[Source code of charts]
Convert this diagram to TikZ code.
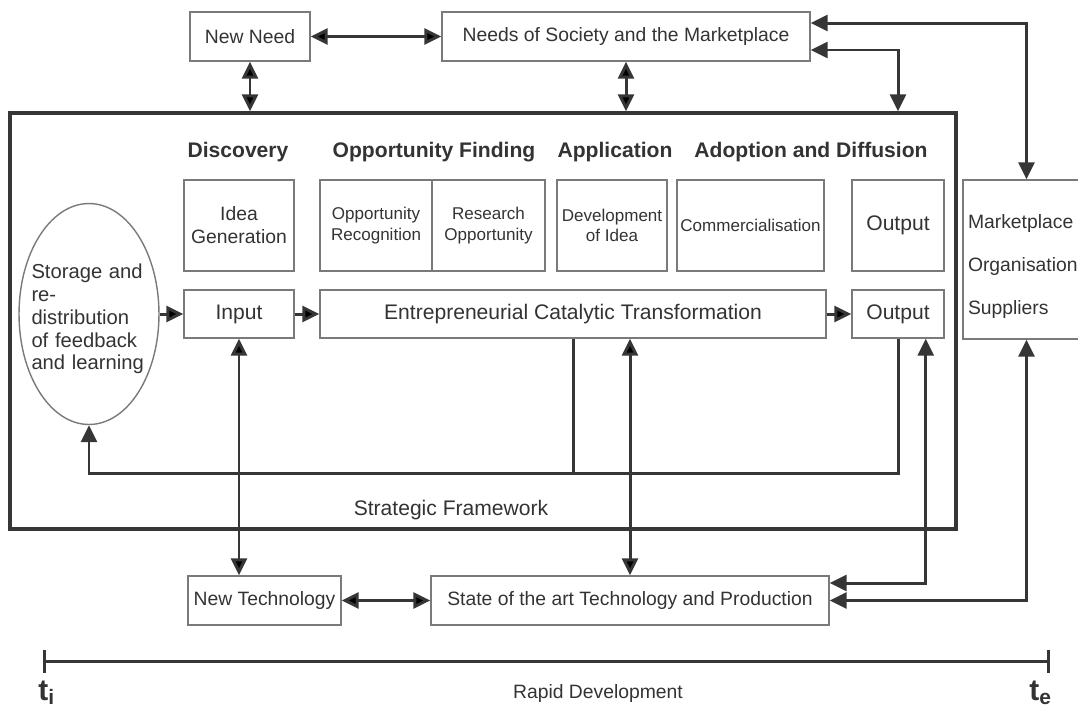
\documentclass[tikz,border=0pt]{standalone}
\usepackage{fontspec}
\setmainfont{Liberation Sans}
\usepackage{tikz}
\usetikzlibrary{shapes.geometric}
\usetikzlibrary{arrows.meta}
\definecolor{boxgray}{HTML}{7A7A7A}
\definecolor{arrowgray}{HTML}{363636}
\definecolor{textgray}{HTML}{333333}

\begin{document}
\begin{tikzpicture}[x=0.02cm,y=-0.02cm,>={Triangle[length=0.34cm,width=0.32cm]},
	link/.style={draw=arrowgray,line width=1.7pt},
	box node/.style={draw=boxgray,line width=0.8pt,text=textgray,inner sep=0pt,align=center,font=\fontsize{11}{13}\selectfont},
	big node/.style={box node,font=\fontsize{12}{14}\selectfont},
	small node/.style={box node,font=\fontsize{9.7}{11.5}\selectfont},
	head node/.style={text=textgray,inner sep=0pt,anchor=base,font=\fontsize{12}{14}\selectfont\bfseries},
	plain node/.style={text=textgray,inner sep=0pt,anchor=base,font=\fontsize{11}{13}\selectfont},
	time node/.style={text=textgray,inner sep=0pt,anchor=base west,font=\fontsize{17}{20}\selectfont\bfseries}]

	\useasboundingbox (0,0) rectangle (1078,711);

	\node[draw=arrowgray,line width=2pt,inner sep=0pt,minimum width=18.92cm,minimum height=8.32cm] (frame) at (483,321) {};

	\node[box node,minimum width=2.4cm,minimum height=0.98cm] (need) at (250,36.5) {New Need};
	\node[box node,minimum width=7.36cm,minimum height=0.98cm] (society) at (626,36.5) {Needs of Society and the Marketplace};

	\node[head node] (disc) at (238,157) {Discovery};
	\node[head node] (opp) at (434,157) {Opportunity Finding};
	\node[head node] (appl) at (615,157) {Application};
	\node[head node] (adopt) at (811,157) {Adoption and Diffusion};

	\node[box node,minimum width=2.2cm,minimum height=1.82cm] (idea) at (239,225.5) {Idea\\Generation};
	\node[small node,minimum width=2.24cm,minimum height=1.82cm] (recog) at (376,225.5) {Opportunity\\Recognition};
	\node[small node,minimum width=2.26cm,minimum height=1.82cm] (research) at (488.5,225.5) {Research\\Opportunity};
	\node[small node,minimum width=2.2cm,minimum height=1.82cm] (develop) at (612,225.5) {Development\\of Idea};
	\node[small node,minimum width=2.94cm,minimum height=1.82cm] (commerce) at (750.5,225.5) {Commercialisation};
	\node[big node,minimum width=1.84cm,minimum height=1.82cm] (outtop) at (898,225.5) {Output};

	\node[ellipse,draw=boxgray,line width=0.8pt,inner sep=0pt,minimum width=2.8cm,minimum height=4.42cm] (store) at (89,314) {};
	\node[text=textgray,inner sep=0pt,text width=2.3cm,align=left,font=\fontsize{11.5}{13}\selectfont] (storetext) at ([yshift=-0.1cm]store.center) {Storage and\\re-\\distribution\\of feedback\\and learning};

	\node[big node,minimum width=2.2cm,minimum height=0.96cm] (input) at (239,314) {Input};
	\node[big node,minimum width=10.12cm,minimum height=0.96cm] (trans) at (573,314) {Entrepreneurial Catalytic Transformation};
	\node[big node,minimum width=1.84cm,minimum height=0.96cm] (output) at (898,314) {Output};

	\node[box node,minimum width=2.54cm,minimum height=3.18cm] (market) at (1026.5,259.5) {};
	\node[text=textgray,inner sep=0pt,text width=2.34cm,align=left,font=\fontsize{11}{24.4}\selectfont] (markettext) at ([yshift=-0.14cm]market.center) {Marketplace\\Organisation\\Suppliers};

	\node[plain node,font=\fontsize{12}{14}\selectfont] (strat) at (451,515) {Strategic Framework};

	\node[box node,minimum width=3.06cm,minimum height=0.98cm] (newtech) at (264.5,600.5) {New Technology};
	\node[box node,minimum width=7.96cm,minimum height=0.98cm] (state) at (630,600.5) {State of the art Technology and Production};

	\coordinate (tleft) at (43,661);
	\coordinate (tright) at (1050,661);
	\node[time node] (ti) at (38,700) {t\textsubscript{i}};
	\node[time node] (te) at (1029,700) {t\textsubscript{e}};
	\node[plain node] (rapid) at (598,698) {Rapid Development};

	\path[link]
	(need) edge[<->] (society)
	(need.south) edge[<->] (need.south |- frame.north)
	(society.south) edge[<->] (society.south |- frame.north)
	(store) edge[->] (input)
	(input) edge[->] (trans)
	(trans) edge[->] (output)
	(input.south) edge[<->] (input.south |- newtech.north)
	(trans.south -| state.north) edge[<->] (state.north)
	(newtech) edge[<->] (state);

	\draw[link,<->] ([yshift=-0.27cm]society.east) -| (outtop.north |- frame.north);
	\draw[link,<->] ([yshift=0.27cm]society.east) -| (market.north);
	\draw[link,->] (output.south) -- ++(0,135) -| (store.south);
	\draw[link] (trans.south) -- ++(0,135);
	\draw[link,<->] ([xshift=-0.38cm]output.south east) |- ([yshift=0.35cm]state.east);
	\draw[link,<->] (market.south) |- (state.east);
	\draw[link,{Bar[width=0.46cm]}-{Bar[width=0.46cm]}] (tleft) -- (tright);

\end{tikzpicture}
\end{document}
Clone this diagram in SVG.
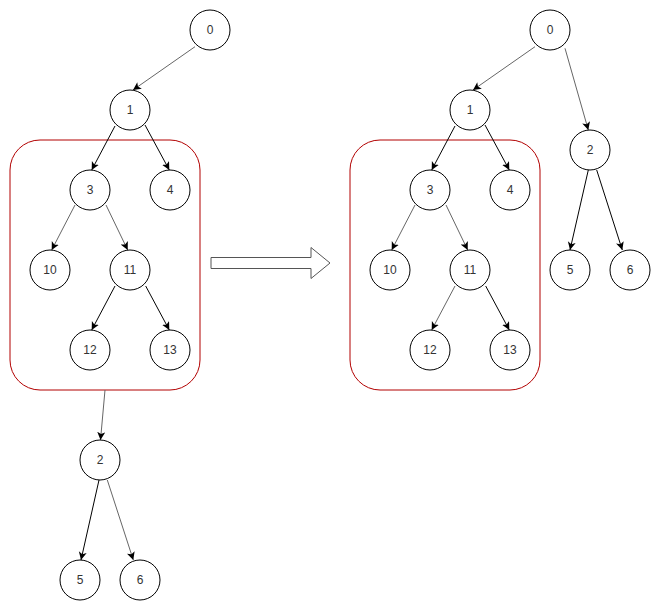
<svg xmlns="http://www.w3.org/2000/svg" width="661" height="612" viewBox="0 0 661 612">
<style>
.n circle{fill:#fff;stroke:#000;stroke-width:1}
.n text{font-family:"Liberation Sans",Arial,sans-serif;font-size:12px;fill:#333;text-anchor:middle;dominant-baseline:central}
.e line{stroke-width:1;fill:none;marker-end:url(#ah)}
.k{stroke:#000}
.g{stroke:#666}
.box{fill:none;stroke:#b20000;stroke-width:1}
</style>
<defs>
<marker id="ah" markerUnits="userSpaceOnUse" markerWidth="9" markerHeight="9" refX="8" refY="4" orient="auto">
<path d="M0,0 L8,4 L0,8 L2,4 z" fill="#000"/>
</marker>
</defs>
<rect width="661" height="612" fill="#fff"/>
<g id="groups">
<rect id="box-left" class="box" x="10" y="140" width="190" height="250" rx="30" ry="30"/>
<rect id="box-right" class="box" x="350" y="140" width="190" height="250" rx="30" ry="30"/>
</g>
<g id="big-arrow">
<path d="M211,257.5 L311,257.5 L311,247.5 L330,263 L311,278.5 L311,268.5 L211,268.5 Z" fill="#fff" stroke="#555" stroke-width="1"/>
</g>
<g id="connectors" class="e">
<line class="g" x1="195" y1="46.7" x2="133" y2="90"/>
<line class="k" x1="115" y1="126" x2="91.7" y2="170"/>
<line class="k" x1="145" y1="125" x2="169.3" y2="170"/>
<line class="g" x1="75" y1="205" x2="51.7" y2="250"/>
<line class="g" x1="106" y1="205" x2="127.7" y2="250"/>
<line class="k" x1="115" y1="286" x2="91.7" y2="330"/>
<line class="k" x1="145.7" y1="286" x2="169.3" y2="330"/>
<line class="g" x1="105" y1="390" x2="100.5" y2="440"/>
<line class="k" x1="99" y1="480" x2="81" y2="560"/>
<line class="g" x1="107.3" y1="480" x2="133.3" y2="560"/>
<line class="g" x1="535" y1="46.7" x2="473" y2="90"/>
<line class="g" x1="565" y1="48.3" x2="588.3" y2="130"/>
<line class="k" x1="455" y1="126" x2="431.7" y2="170"/>
<line class="k" x1="485" y1="125" x2="509.3" y2="170"/>
<line class="g" x1="415" y1="205" x2="391.7" y2="250"/>
<line class="g" x1="446" y1="205" x2="467.7" y2="250"/>
<line class="g" x1="455" y1="286" x2="431.7" y2="330"/>
<line class="k" x1="485.7" y1="286" x2="509.3" y2="330"/>
<line class="k" x1="588.3" y1="170" x2="570" y2="250"/>
<line class="k" x1="596.7" y1="170" x2="622.3" y2="250"/>
</g>
<g id="L0" class="n"><circle cx="210" cy="30" r="20"/><text x="210" y="30">0</text></g>
<g id="L1" class="n"><circle cx="130" cy="110" r="20"/><text x="130" y="110">1</text></g>
<g id="L3" class="n"><circle cx="90" cy="190" r="20"/><text x="90" y="190">3</text></g>
<g id="L4" class="n"><circle cx="170" cy="190" r="20"/><text x="170" y="190">4</text></g>
<g id="L10" class="n"><circle cx="50" cy="270" r="20"/><text x="50" y="270">10</text></g>
<g id="L11" class="n"><circle cx="130" cy="270" r="20"/><text x="130" y="270">11</text></g>
<g id="L12" class="n"><circle cx="90" cy="350" r="20"/><text x="90" y="350">12</text></g>
<g id="L13" class="n"><circle cx="170" cy="350" r="20"/><text x="170" y="350">13</text></g>
<g id="L2" class="n"><circle cx="100" cy="460" r="20"/><text x="100" y="460">2</text></g>
<g id="L5" class="n"><circle cx="80" cy="580" r="20"/><text x="80" y="580">5</text></g>
<g id="L6" class="n"><circle cx="140" cy="580" r="20"/><text x="140" y="580">6</text></g>
<g id="R0" class="n"><circle cx="550" cy="30" r="20"/><text x="550" y="30">0</text></g>
<g id="R1" class="n"><circle cx="470" cy="110" r="20"/><text x="470" y="110">1</text></g>
<g id="R2" class="n"><circle cx="590" cy="150" r="20"/><text x="590" y="150">2</text></g>
<g id="R3" class="n"><circle cx="430" cy="190" r="20"/><text x="430" y="190">3</text></g>
<g id="R4" class="n"><circle cx="510" cy="190" r="20"/><text x="510" y="190">4</text></g>
<g id="R10" class="n"><circle cx="390" cy="270" r="20"/><text x="390" y="270">10</text></g>
<g id="R11" class="n"><circle cx="470" cy="270" r="20"/><text x="470" y="270">11</text></g>
<g id="R12" class="n"><circle cx="430" cy="350" r="20"/><text x="430" y="350">12</text></g>
<g id="R13" class="n"><circle cx="510" cy="350" r="20"/><text x="510" y="350">13</text></g>
<g id="R5" class="n"><circle cx="570" cy="270" r="20"/><text x="570" y="270">5</text></g>
<g id="R6" class="n"><circle cx="630" cy="270" r="20"/><text x="630" y="270">6</text></g>
</svg>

Required work: From the first line above down to the line with "width=2pt,inner sep=0pt,minimum width=18.92cm,minimum", reproduce every line and no others, omitting pictures.

Answer to the task:
Convert this diagram to TikZ code.
\documentclass[tikz,border=0pt]{standalone}
\usepackage{fontspec}
\setmainfont{Liberation Sans}
\usepackage{tikz}
\usetikzlibrary{shapes.geometric}
\usetikzlibrary{arrows.meta}
\definecolor{boxgray}{HTML}{7A7A7A}
\definecolor{arrowgray}{HTML}{363636}
\definecolor{textgray}{HTML}{333333}

\begin{document}
\begin{tikzpicture}[x=0.02cm,y=-0.02cm,>={Triangle[length=0.34cm,width=0.32cm]},
	link/.style={draw=arrowgray,line width=1.7pt},
	box node/.style={draw=boxgray,line width=0.8pt,text=textgray,inner sep=0pt,align=center,font=\fontsize{11}{13}\selectfont},
	big node/.style={box node,font=\fontsize{12}{14}\selectfont},
	small node/.style={box node,font=\fontsize{9.7}{11.5}\selectfont},
	head node/.style={text=textgray,inner sep=0pt,anchor=base,font=\fontsize{12}{14}\selectfont\bfseries},
	plain node/.style={text=textgray,inner sep=0pt,anchor=base,font=\fontsize{11}{13}\selectfont},
	time node/.style={text=textgray,inner sep=0pt,anchor=base west,font=\fontsize{17}{20}\selectfont\bfseries}]

	\useasboundingbox (0,0) rectangle (1078,711);

	\node[draw=arrowgray,line width=2pt,inner sep=0pt,minimum width=18.92cm,minimum height=8.32cm] (frame) at (483,321) {};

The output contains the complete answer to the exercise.